• TASK GOAL: Please, without the pictures, retype exactly the lines from the start of the material through the line that holds "ax.axhline(t, color='#cccccc', lw=0.8, ls=(0, (2, 2)), zorder=1)".
════════════════
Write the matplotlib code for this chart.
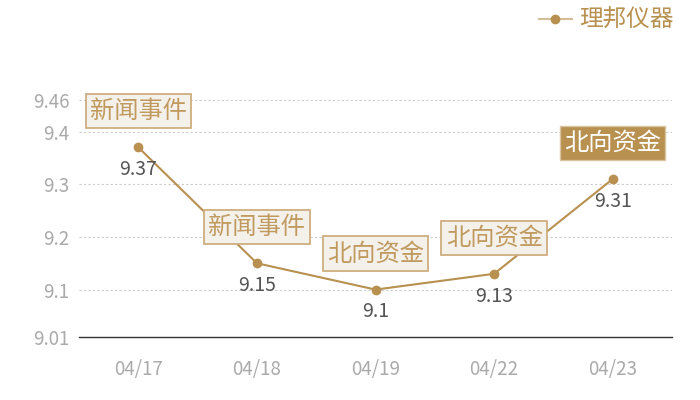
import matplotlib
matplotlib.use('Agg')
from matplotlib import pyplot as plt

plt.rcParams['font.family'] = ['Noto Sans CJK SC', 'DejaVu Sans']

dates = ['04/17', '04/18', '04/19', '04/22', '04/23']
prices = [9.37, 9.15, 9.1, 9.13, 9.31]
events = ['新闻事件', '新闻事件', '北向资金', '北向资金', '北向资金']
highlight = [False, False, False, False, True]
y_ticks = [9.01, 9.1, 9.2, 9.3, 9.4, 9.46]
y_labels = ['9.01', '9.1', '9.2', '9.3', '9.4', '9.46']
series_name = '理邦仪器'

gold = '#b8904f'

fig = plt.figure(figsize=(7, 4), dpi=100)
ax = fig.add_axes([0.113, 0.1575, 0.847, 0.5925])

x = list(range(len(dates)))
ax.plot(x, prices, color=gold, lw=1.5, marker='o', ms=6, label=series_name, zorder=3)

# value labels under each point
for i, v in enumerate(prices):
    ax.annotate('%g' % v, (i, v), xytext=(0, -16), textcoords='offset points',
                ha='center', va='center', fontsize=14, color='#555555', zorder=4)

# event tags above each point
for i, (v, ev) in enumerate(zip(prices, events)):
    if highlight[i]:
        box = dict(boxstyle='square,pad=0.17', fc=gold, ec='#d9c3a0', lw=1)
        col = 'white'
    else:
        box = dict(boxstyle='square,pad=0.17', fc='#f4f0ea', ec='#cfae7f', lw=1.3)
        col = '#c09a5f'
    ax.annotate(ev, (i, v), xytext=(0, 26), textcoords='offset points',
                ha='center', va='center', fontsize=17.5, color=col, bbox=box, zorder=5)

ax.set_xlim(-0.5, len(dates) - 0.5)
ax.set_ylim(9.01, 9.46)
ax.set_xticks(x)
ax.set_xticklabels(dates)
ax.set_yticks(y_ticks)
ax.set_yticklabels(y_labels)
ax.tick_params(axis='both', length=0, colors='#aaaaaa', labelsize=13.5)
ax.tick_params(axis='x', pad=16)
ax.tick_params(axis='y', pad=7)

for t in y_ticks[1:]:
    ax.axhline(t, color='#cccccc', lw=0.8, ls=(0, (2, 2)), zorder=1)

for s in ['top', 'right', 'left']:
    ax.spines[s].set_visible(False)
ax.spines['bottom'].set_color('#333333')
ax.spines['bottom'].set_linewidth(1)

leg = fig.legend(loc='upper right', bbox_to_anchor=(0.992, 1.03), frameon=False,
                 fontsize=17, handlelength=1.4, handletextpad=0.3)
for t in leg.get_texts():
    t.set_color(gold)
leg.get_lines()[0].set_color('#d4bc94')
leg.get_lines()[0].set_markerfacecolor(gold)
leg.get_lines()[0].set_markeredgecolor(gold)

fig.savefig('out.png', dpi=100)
════════════════
• WRITTEN SOLUTION:
Write the matplotlib code for this chart.
import matplotlib
matplotlib.use('Agg')
from matplotlib import pyplot as plt

plt.rcParams['font.family'] = ['Noto Sans CJK SC', 'DejaVu Sans']

dates = ['04/17', '04/18', '04/19', '04/22', '04/23']
prices = [9.37, 9.15, 9.1, 9.13, 9.31]
events = ['新闻事件', '新闻事件', '北向资金', '北向资金', '北向资金']
highlight = [False, False, False, False, True]
y_ticks = [9.01, 9.1, 9.2, 9.3, 9.4, 9.46]
y_labels = ['9.01', '9.1', '9.2', '9.3', '9.4', '9.46']
series_name = '理邦仪器'

gold = '#b8904f'

fig = plt.figure(figsize=(7, 4), dpi=100)
ax = fig.add_axes([0.113, 0.1575, 0.847, 0.5925])

x = list(range(len(dates)))
ax.plot(x, prices, color=gold, lw=1.5, marker='o', ms=6, label=series_name, zorder=3)

# value labels under each point
for i, v in enumerate(prices):
    ax.annotate('%g' % v, (i, v), xytext=(0, -16), textcoords='offset points',
                ha='center', va='center', fontsize=14, color='#555555', zorder=4)

# event tags above each point
for i, (v, ev) in enumerate(zip(prices, events)):
    if highlight[i]:
        box = dict(boxstyle='square,pad=0.17', fc=gold, ec='#d9c3a0', lw=1)
        col = 'white'
    else:
        box = dict(boxstyle='square,pad=0.17', fc='#f4f0ea', ec='#cfae7f', lw=1.3)
        col = '#c09a5f'
    ax.annotate(ev, (i, v), xytext=(0, 26), textcoords='offset points',
                ha='center', va='center', fontsize=17.5, color=col, bbox=box, zorder=5)

ax.set_xlim(-0.5, len(dates) - 0.5)
ax.set_ylim(9.01, 9.46)
ax.set_xticks(x)
ax.set_xticklabels(dates)
ax.set_yticks(y_ticks)
ax.set_yticklabels(y_labels)
ax.tick_params(axis='both', length=0, colors='#aaaaaa', labelsize=13.5)
ax.tick_params(axis='x', pad=16)
ax.tick_params(axis='y', pad=7)

for t in y_ticks[1:]:
    ax.axhline(t, color='#cccccc', lw=0.8, ls=(0, (2, 2)), zorder=1)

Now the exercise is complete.